To make widespread transportation electrification a reality, battery manufacturing would need to scale up considerably. Building the battery supply chain would require new sources of minerals primarily available outside the United States. Automakers and other stakeholders would also need to find ways to continue to spur consumer adoption of EVs. If EV demand falls short in the years to come, transportation electrification would fall short as a decarbonization solution.
The U.S. would also need to scale public EV charging stations. Utilities would need to expand the electric grid’s capacity to power all those new EVs while implementing sophisticated electric load management strategies to maintain a reliable electric grid.
Building decarbonization
There are roughly 110 million buildings of all shapes and sizes in the United States. To maximize the decarbonization potential of buildings, it would be necessary for nearly all U.S. buildings to undergo some type of energy efficiency or electrification measure by 2050.
In total, more than one billion decarbonization measures would need to be installed in U.S. buildings.
These decarbonization measures include relatively low-cost lighting upgrades, sealing air leaks, and installing weatherstripping around windows and doors. But they also include much more costly upgrades from high efficiency appliances, HVAC systems, deep energy retrofits, and transitioning entire buildings from natural gas to electricity.
While economic incentives, such as those in the IRA, could accelerate building decarbonization, the transition is vastly complex.
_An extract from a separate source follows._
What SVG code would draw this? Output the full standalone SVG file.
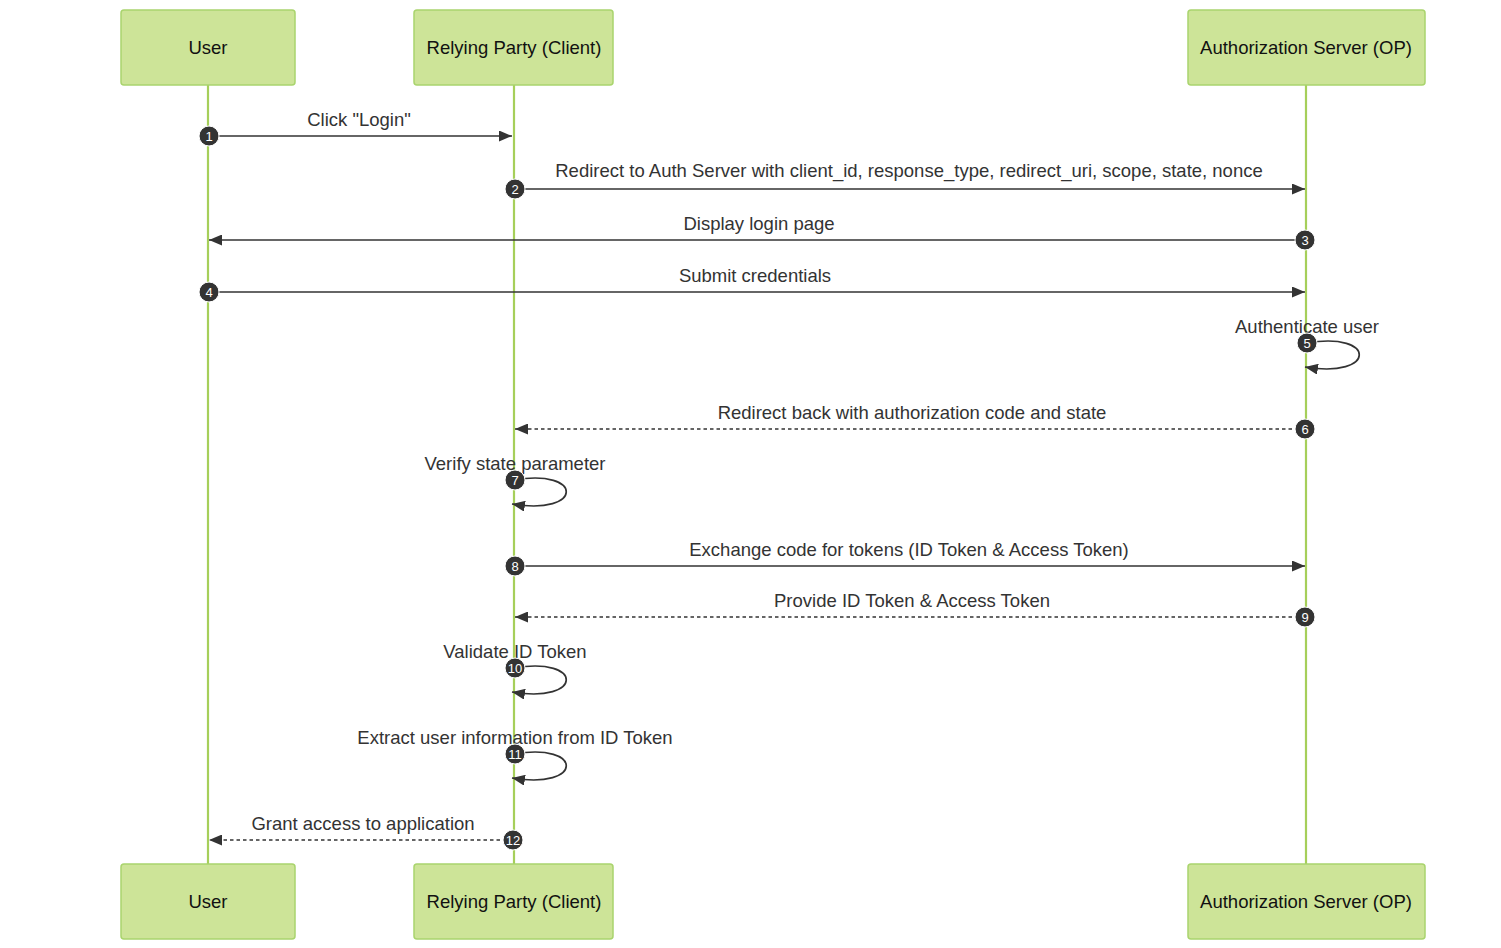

For example, buildings turn over very slowly. While some 5% of cars on the road turn over each year, only a fraction of a percent of buildings undergo major renovations or are demolished annually. This means that decarbonizing existing buildings may naturally happen in a somewhat piecemeal fashion.
Clean energy
Electrifying transportation and buildings can reduce greenhouse gas emissions, even with the current mix of power generating resources in the U.S. However, electrification becomes much more effective at reducing emissions when paired with clean electricity from solar, wind and other resources. Put another way, a low carbon power sector is a cornerstone solution that amplifies decarbonization across the entire U.S. economy.
Even with all those solar panels soaking up rays and wind turbines spinning, the sun isn’t always shining and the wind isn’t always blowing. In order to create a balanced, reliable supply of renewable electricity, storage capacity from sources such as batteries would also need to rise from a negligible amount in 2022 to hundreds of gigawatts by 2050. In total, the U.S. would need to increase renewable energy to 85% of total electricity generation by 2050.
In parallel with the increase in renewable electricity, the U.S. would need to reduce the share of natural gas, coal and other remaining unabated fossil fuels sources used for power generation from 60% in 2022 to nearly zero in 2050.
In total by 2050, over 85% of all U.S. generation capacity would come from renewable wind, solar and hydro resources, with the remaining amount coming from low-or zero-carbon resources.
Much as a clean power grid serves as an essential ingredient enabling other decarbonization solutions, clean energy in the form of low-carbon fuels, such as renewable natural gas and hydrogen, also plays a key role in driving down emissions across a range of sectors.
The path forward
The scenario we’ve outlined to put the U.S. on a path toward a net zero economy is possible but it’s not the only way to get there. If the U.S. were to pursue this scenario, then it would require steep emission reductions that trigger complex challenges, financial costs and trade-offs. The federal government, utilities, state and local governments, NGOs, community-based organizations, the American public and the private sector would all need to play a role in achieving a net zero economy while also maintaining energy reliability, increasing energy resilience, mobilizing financing and ensuring equity, among other priorities for the country.
As COP28 proceeds, it will be important to remain clear-eyed about the costs and complexities of transitioning to a net-zero economy. But by navigating this intricate web, the U.S. and other countries could weave a future that sidesteps the worst impacts of climate change.